ABSTRACT

The new multilateral regional institutions explored in the previous chapters may or may not presage the emergence of a new diplomatic order in Asia centered on China, but they have certainly redirected China’s attention from the amorphous “third world” and its preoccupation with relations with the USA and other world powers to its home region of Asia and the Western Pacific. Given China’s previous relative diplomatic isolation and its inexperience in institutionalized cooperation, these institutions, based not on common political ideologies but on a shared sense of economic interest and collective security among national elites, and an embryonic complex balance of power involving China and several other major regional states, have provided mechanisms for China and its neighbors to work together and mitigate incipient conflicts. Positive policy outcomes for China from the ASEAN Regional Forum (ARF), 10 + 1/10 + 3 and the Shanghai Cooperation Organization (SCO) in particular have strengthened the voice of integrationists or institutionalists within the country, leading to calls for further active Chinese participation in regional multilateral initiatives. 1

The ultimate purpose of institutionalization is to give prolonged expression to an organization’s shared norms and interests, and also at the same time, structure the organization’s shared norms and interests, by regularizing mid-to high-level contacts, maintaining and expanding areas of cooperation, providing channels for airing and addressing differences, and presenting a united front of sorts toward non-members. Institution-building was a key feature of European integration, from the experience of which the theories and measures of institution-building, as pursued in this book, were derived.
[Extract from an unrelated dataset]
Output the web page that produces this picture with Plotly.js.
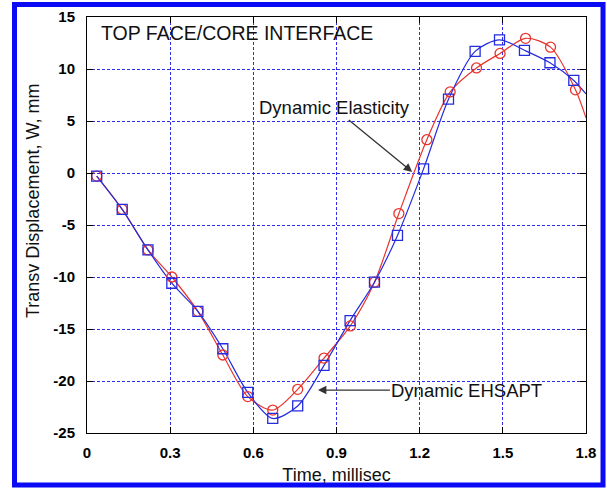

The European Union (EU) developed a multinational entity in charge of defending economic integration within a democratic framework, a mechanism for compensating the losers, and a common jurisdiction to resolve outstanding issues. 2 Its federal structure has a system of laws that are uniformly applied throughout the EU and subjected to interpretation by a European Court of Justice, a directly elected European Parliament to make those laws and approve the EU budget, and an executive European Commission with the authority to conduct foreign affairs and external trade negotiations on the

organization’s behalf. Due to cultural differences and political concerns, the initiatives to achieve integrative regional processes in Asia may never be as legalistic in approach, bureaucratic in structure, intrusive in intent, or cohesive in outcome as those of Europe. Yet, since the mid-1990s, not only has the political will to undertake such initiatives occurred among regional governments, but also a lot of the push to stabilize and coordinate economic and security policies seems to have come from China, and despite its ever-present sovereignty concerns, so has much of the push for the institutionalization of these regional processes.